Mutluluk, tatmin ve beklentilerin gerçekleşmesi
sayesinde olup, evlilikte ise sadece karşılıklı uyumla mümkündür. Mutlu ve
tatmine ulaşmış evliliklerde önemli bir role sahip olan evlilik uyumu,
bireysel, durumsal ve ilişkisel birçok faktörden etkilenmektedir. Evliliklerin
uyum içinde olabilmesi içim beş temel konudan bahsedilir. MAHREMİYET, BAĞLILIK,
UYGUNLUK, İLETİŞİM VE DİNİ YAŞANTI.
Evliliklerde Görülen Aldatma Problemi
Aldatma, evli çiftlerde oldukça sık rastlanan bir
problemdir. Aldatma, tek eşlilik- çok eşlilik boyutundan farklı olarak,
ilişkinin sürekliliği ile sadakat derecesinin en zayıf olarak çıktığı
durumdur. Evlilik dışı yaşanan ilişkiler, yaygın olarak
onaylanmamasına rağmen, birçok insan tek eşli ilişkiler içinde değildir. Bazı
insanların sürdürmeye çalıştıkları öncelikli ilişkilerinin dışında, yaşadıkları
cinsel ilişkileri de vardır. Fakat aldatmayı, sadece cinsel ilişki düzeyine
indirgemek ve tanımlamak yanlıştır.
Aldatmayı inceleyen araştırmalarda
yaygın düşünce, bu konuda pek çok cevaplanmamış soru olduğudur. Aldatma
konusunda yapılan çalışmaların ortak özelliğinde varılan sonuç, erkeklerin
kadınlara oranla evlilik dışı ilişki yaşama yüzdelerinin çok daha fazla
olduğudur.
Aldatmanın Nedenleri
Aldatma durumunu pek çok faktöre bağladır.
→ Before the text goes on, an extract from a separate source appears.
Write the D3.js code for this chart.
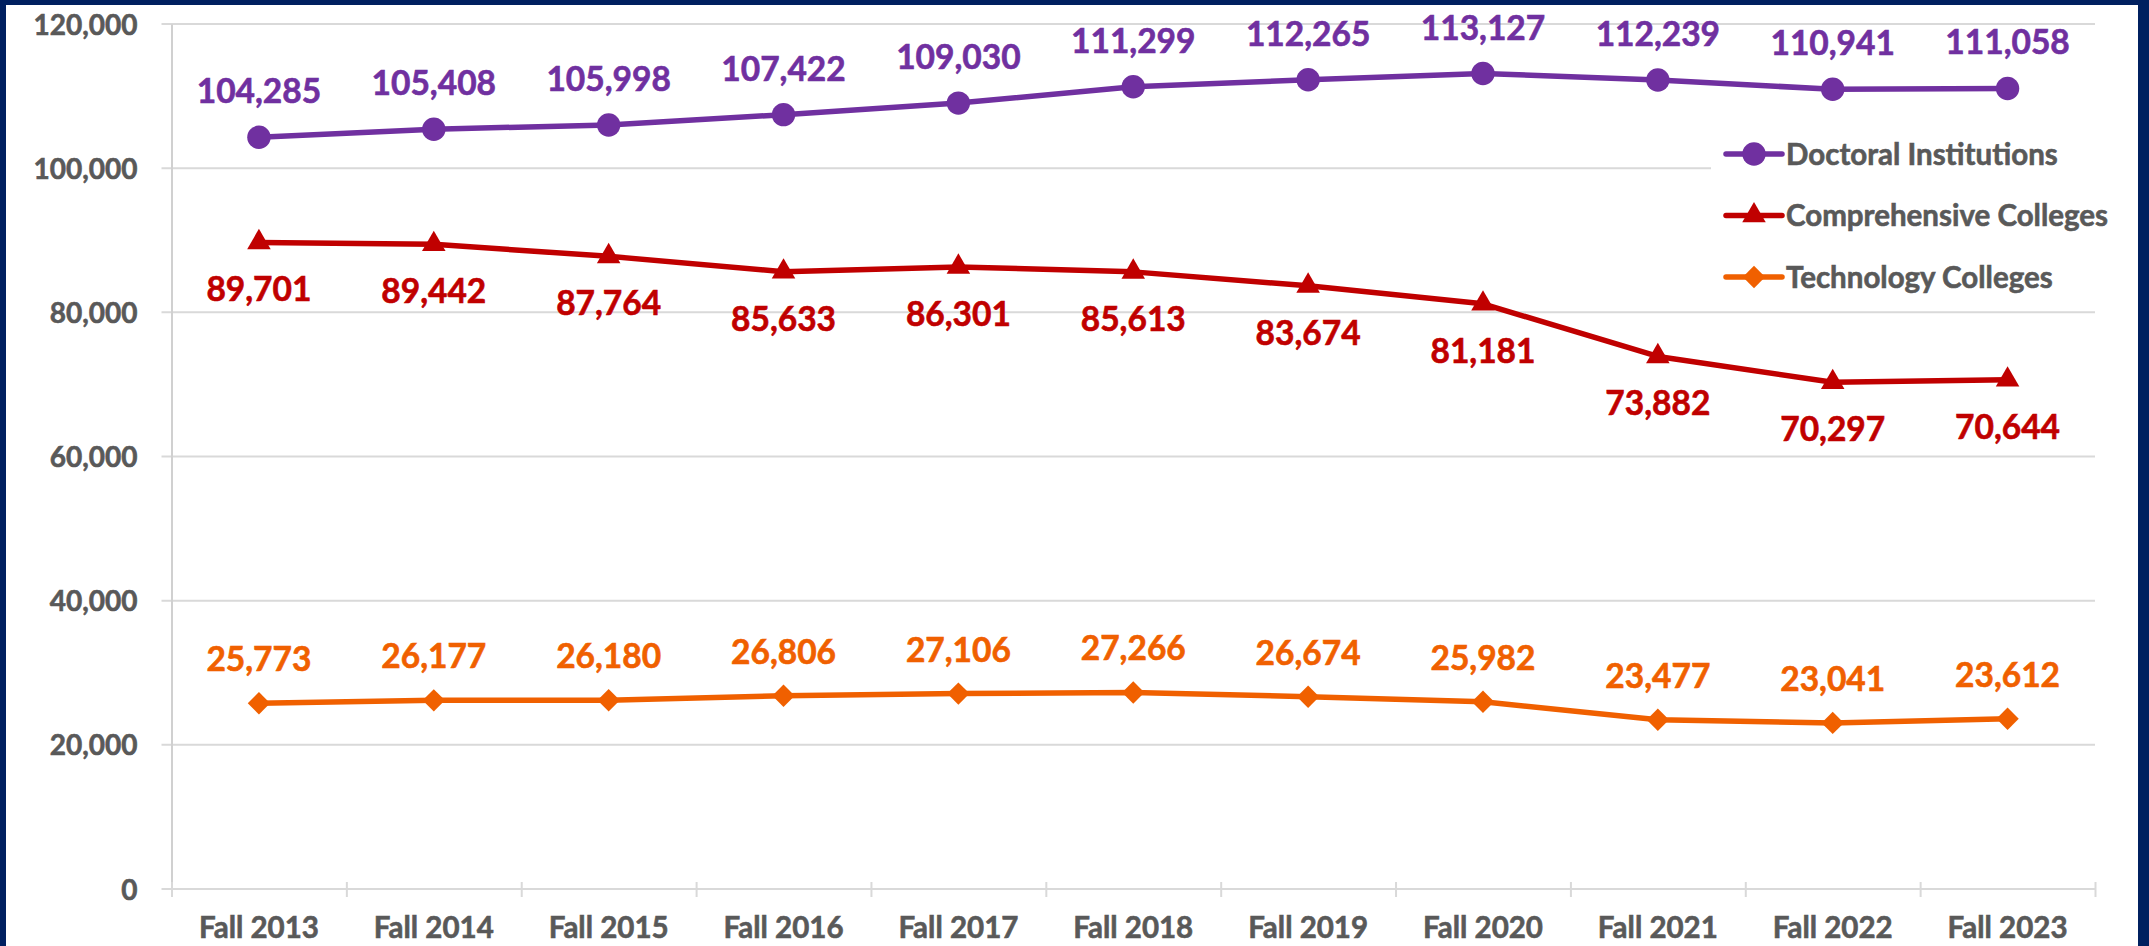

Bazıları,
Evlilik dışı ilişkilerin duygusal-cinsel doğası;
Gizli ya da görüş birliği içinde yaşanılan evlilik
dışı ilişkiler;
Evlilik dışı ilişkilerin nedenleri, sonuçları ve
detayları;
Evlilik dışı ilişkilerde kişisel sorumluluk ve bu tür
ilişkilerin aldatılan tarafa etkileri
Aldatmanın erkeklerde ve kadınlarda ortaya çıkış
nedenlerinin farklı olduğu görülmektedir.
Erkekler niye aldatır?
İlişkilerinin hayal ettikleri gibi gitmemesi,
Yenilik arama,
Egolarını tatmin etme,
Çevrelerinde ciddi bir ilişki istemeyen kadınların
varlığı,
Hissedecekleri anlık tatmin duygusuna yenilme, intikam
duygusu ile aldatmak.
Kadınlar niye aldatır?
Kendine güvenlerini arttırma isteği,
Duygusal olarak ihmal edildiklerini düşünme,
Heyecan arayışı,
Romantizm ihtiyaçlarını karşılama isteği,
Eşlerinden daha zengin ve statü sahibi biriyle beraber
olmak arzusu,
Cinsel tatminsizlik ve hiç bitmeyen ev işlerinin ve
sorumlulukların yükünden kurtulma isteği
Aldatmada tatminsizlik etkisi
Evlilik dışı ilişki ile ilgili en yaygın kabul gören
yüklemelerden biri, evliliklerdeki mutsuzluk ve çatışmalardır. Çok eşlilik
literatüründe dahi tatmin ve evlilik dışı ilişki arasındaki bağlantı sıkça
çalışılmış bir konu olmasına karşın, yapılan çalışmalar evlilikteki
tatminsizliğin ilişkiler üzerindeki etkisini, ne tam olarak desteklemekte ne de
reddetmektedir.
Evlendikten birkaç sene sonra ayrılmayı ya da
boşanmayı düşünen bireylerin bu düşünceleri, olasılıkla dışarıdan gelen etkiler
veya dış kaynakların oluşması ya da ilişkideki tatmin duygusunun azalması
sonucunda ortaya çıkmıştır. Tatminsizlik düzeyi arttıkça ilişkide beklentiler,
seçenekler ve sınırlılıklar önemli bir rol oynamaya
başlamaktadır. Kişilerarası ilişkiler, ödül-bedel mübadelesine dayanır. İnsanlar
fıtratı gereği, ödülü yüksek, bedeli düşük ilişkileri tercih ederler. Ödül
ve bedel arasındaki fark, pozitif olduğunda birey ilişkiyi sürdürme, negatif
olduğunda ilişkiyi değiştirme veya sonlandırma eğilimi gösterecektir. İlişkide
algılanan eşitlik de, kişilerin evlilik dışı ilişkiler yaşamasında
açıklayıcıdır. Burada fedakârlık unsuru unutulup menfaat kavramı araya girince
aldatma büyük ihtimalle hayat alanına dâhil olacaktır.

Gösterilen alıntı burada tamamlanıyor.